Regex - Match parentheses without matching their contents

Question

I just need to match parentheses around some content that has to match specific criteria. I need to match only the parentheses so that I can then do a quick replacement of only those parentheses and keep their content.

For the moment, what I have matches those specific parentheses, but unfortunately also their contents: \((?:\d{2,7})\)

The criteria for matching parentheses are as following:

• only match parentheses that contain \d{2,7}

I have tried positive lookahead (\((?=\d{2,7})\)), and while it does indeed not consume whatever follows the open parenthesis, it then fails to match the closing parenthesis as it backtracks to before the content...

So yeah, any help would be appreciated :)

Answer 1

The regex can be \((\d{2,7})\). It will match all pairing parenthesis with content and the content is accessible via parameter 1 and can be added to string which replace the parenthesis.

How to access results of regex is language specific, I think.

EDIT:

Here is code which can work. It's untested and I have to warn you at first:

This is my first experience with Swift and online sandbox which I found couldn't compile it. But it couldn't compile examples from Apple website, either...

import Foundation

let text = "some input 22 with (65498) numbers (8643)) and 63546 (parenthesis)"
let regex = try NSRegularExpression(pattern: "\\((\\d{2,7})\\)", options: [])

let replacedStr = regex.stringByReplacingMatchesInString(text, 
                options: [], 
                range: NSRange(location: 0, length: text.characters.count), 
                withTemplate: "$1")

Answer 2

Are you okay with removing all parenthesis regardless?: [()] done.
Apparently you've said that's not okay, though that wasn't clear at the time of the question first being asked.

So, then try capturing the number part and using it as the substitution of the match. Like: in.replaceAll("\\((\\d{2,7})\\)","$1"). To put this very plainly so that any regular expression system can use it:
Match:\(([0-9]{2,7})\) means a ( a subgroup of 2 to 7 digits and a )
Substitute each match with: a reference to that match's first subgroup capture. The digits.

You can see this operating as you asked on the input:

Given some (unspecified) input that contains (1) (12) (123) etc to (1234567) and (12345678) we munge it to strip (some) parentheses.

If you follow this fiddle.re link, and press the green button. Or with more automatic-explanation at this regex101.com link.
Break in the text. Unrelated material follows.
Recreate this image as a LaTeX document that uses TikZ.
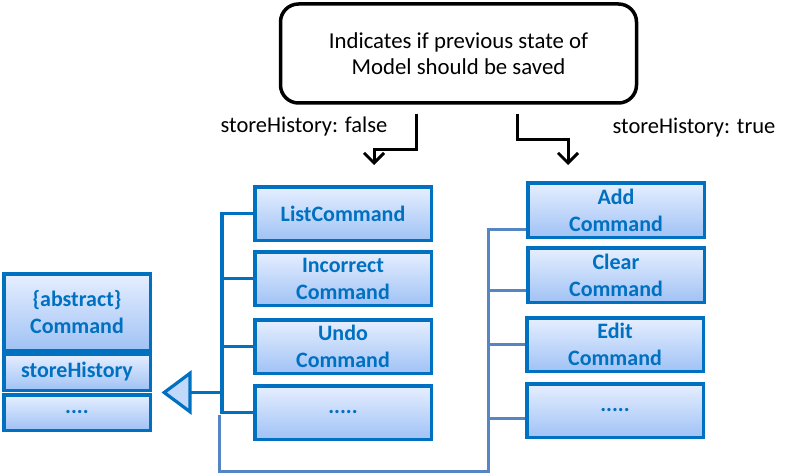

Or what about replacing each match with a substring of the matched content, so you don't even need a subgroup, since you never want the first or last character of the match. Like:

 Pattern p = Pattern.compile("\\(\d{2,7}\\)");
 Matcher m = p.matcher(mysteryInputSource);
 StringBuffer sb = new StringBuffer();
 while (m.find()) {
     m.appendReplacement(sb, mysterInputSource.substring(m.start()+1, m.end));
 }
 m.appendTail(sb);
 System.out.println(sb.toString());

Since you're not using Java, try translating any of the above suggestions to your language.

Answer 3

Pure RegEx pattern: \((?=\d{2,7}\))|(?<=\()\d{2,7}\K\)

---

Update: I don't know about Swift, but according to this documentation, Template Matching Format part, $n can also be used similarly, as in

let myString = "(32) 123-323-2323"
let regex = try! NSRegularExpression(pattern: "\\((\\d{2,7})\\)")
let range = NSMakeRange(0, myString.characters.count)
regex.stringByReplacingMatchesInString(myString,
                                       options: [],
                                       range: range,
                                       withTemplate: "$1")

---

With the assumption that you are using Java, I would suggest something as simple as str.replaceAll("\\((\\d{2,7})\\)", "$1")

The pattern \((\d{2,7})\) captures the whole expression with parantheses with the number in group 1 and replaces it with only the number inside, thus effectively removing the surrounding brackets.